Extract the lines of the material below, beginning with the first and ending with the line that holds "p.set_zorder(2)". Skip every picture.
--- BEGIN ---
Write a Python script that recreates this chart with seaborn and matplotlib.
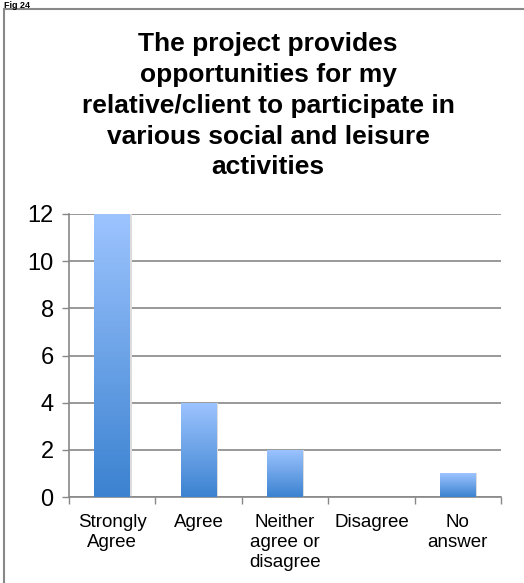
import numpy as np
import pandas as pd
import matplotlib
matplotlib.use("Agg")
import matplotlib.pyplot as plt
import seaborn as sns
from matplotlib.colors import LinearSegmentedColormap
from matplotlib.patches import Rectangle

categories = ["Strongly\nAgree", "Agree", "Neither\nagree or\ndisagree", "Disagree", "No\nanswer"]
values = [12, 4, 2, 0, 1]
y_ticks = [0, 2, 4, 6, 8, 10, 12]
title = "The project provides\nopportunities for my\nrelative/client to participate in\nvarious social and leisure\nactivities"
fig_label = "Fig 24"

sns.set_theme(style="white")
plt.rcParams["font.family"] = ["Liberation Sans", "DejaVu Sans"]
plt.rcParams["text.color"] = "black"
plt.rcParams["xtick.labelcolor"] = "black"
plt.rcParams["ytick.labelcolor"] = "black"

df = pd.DataFrame({"category": categories, "value": values})

fig = plt.figure(figsize=(5.24, 5.83), dpi=100)
ax = fig.add_axes([69/524, 1-497/583, (501-69)/524, (497-214)/583])

sns.barplot(data=df, x="category", y="value", color="#6fa3e8", width=0.41, ax=ax,
            saturation=1, edgecolor="none", linewidth=0)

cmap = LinearSegmentedColormap.from_list("grad", ["#3b82d0", "#9dc4ff"])
grad = np.linspace(0, 1, 256).reshape(-1, 1)
for p in list(ax.patches):
    x0, y0 = p.get_x(), p.get_y()
    w, h = p.get_width(), p.get_height()
    if h <= 0:
        continue
    sh = Rectangle((x0 + 0.02, y0), w, h, facecolor="#dcdcdc", edgecolor="none", zorder=1.5)
    ax.add_patch(sh)
    im = ax.imshow(grad, cmap=cmap, extent=[x0, x0 + w, y0, y0 + h], origin="lower",
                   aspect="auto", zorder=3)
    im.set_clip_path(p)
    p.set_zorder(2)

ax.set_xlim(-0.5, 4.5)
ax.set_ylim(0, 12)
ax.set_yticks(y_ticks)
ax.set_yticklabels([str(v) for v in y_ticks], fontsize=17)
ax.set_xticks(range(len(categories)))
ax.set_xticklabels(categories, fontsize=13.5, linespacing=1.25)
ax.set_xticks(np.arange(-0.5, 5, 1), minor=True)
ax.tick_params(axis="x", which="major", length=0, pad=12)
ax.tick_params(axis="x", which="minor", length=5, width=1, color="#888888", direction="out", bottom=True)
ax.tick_params(axis="y", length=5, width=1, color="#888888", direction="out", left=True, pad=6)
ax.set_xlabel("")
ax.set_ylabel("")
ax.yaxis.grid(True, color="#888888", linewidth=1.2)
ax.set_axisbelow(True)
for s in ["top", "right"]:
    ax.spines[s].set_visible(False)
for s in ["left", "bottom"]:
    ax.spines[s].set_color("#888888")
    ax.spines[s].set_linewidth(1.2)

fig.text(268/524, 1-32/583, title, ha="center", va="top", fontsize=19, fontweight="bold",
         linespacing=1.36)

fig.patches.append(Rectangle((4/524, -0.1), 1.2, 1 - 9/583 + 0.1, transform=fig.transFigure,
                             facecolor="none", edgecolor="#888888", linewidth=1.5, clip_on=False))
fig.text(4/524, 1 - 0.5/583, fig_label, ha="left", va="top", fontsize=6.5, fontweight="bold")

fig.savefig("out.png", dpi=100)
--- END ---
• _EXERCISE SOLUTION_:
Write a Python script that recreates this chart with seaborn and matplotlib.
import numpy as np
import pandas as pd
import matplotlib
matplotlib.use("Agg")
import matplotlib.pyplot as plt
import seaborn as sns
from matplotlib.colors import LinearSegmentedColormap
from matplotlib.patches import Rectangle

categories = ["Strongly\nAgree", "Agree", "Neither\nagree or\ndisagree", "Disagree", "No\nanswer"]
values = [12, 4, 2, 0, 1]
y_ticks = [0, 2, 4, 6, 8, 10, 12]
title = "The project provides\nopportunities for my\nrelative/client to participate in\nvarious social and leisure\nactivities"
fig_label = "Fig 24"

sns.set_theme(style="white")
plt.rcParams["font.family"] = ["Liberation Sans", "DejaVu Sans"]
plt.rcParams["text.color"] = "black"
plt.rcParams["xtick.labelcolor"] = "black"
plt.rcParams["ytick.labelcolor"] = "black"

df = pd.DataFrame({"category": categories, "value": values})

fig = plt.figure(figsize=(5.24, 5.83), dpi=100)
ax = fig.add_axes([69/524, 1-497/583, (501-69)/524, (497-214)/583])

sns.barplot(data=df, x="category", y="value", color="#6fa3e8", width=0.41, ax=ax,
            saturation=1, edgecolor="none", linewidth=0)

cmap = LinearSegmentedColormap.from_list("grad", ["#3b82d0", "#9dc4ff"])
grad = np.linspace(0, 1, 256).reshape(-1, 1)
for p in list(ax.patches):
    x0, y0 = p.get_x(), p.get_y()
    w, h = p.get_width(), p.get_height()
    if h <= 0:
        continue
    sh = Rectangle((x0 + 0.02, y0), w, h, facecolor="#dcdcdc", edgecolor="none", zorder=1.5)
    ax.add_patch(sh)
    im = ax.imshow(grad, cmap=cmap, extent=[x0, x0 + w, y0, y0 + h], origin="lower",
                   aspect="auto", zorder=3)
    im.set_clip_path(p)
    p.set_zorder(2)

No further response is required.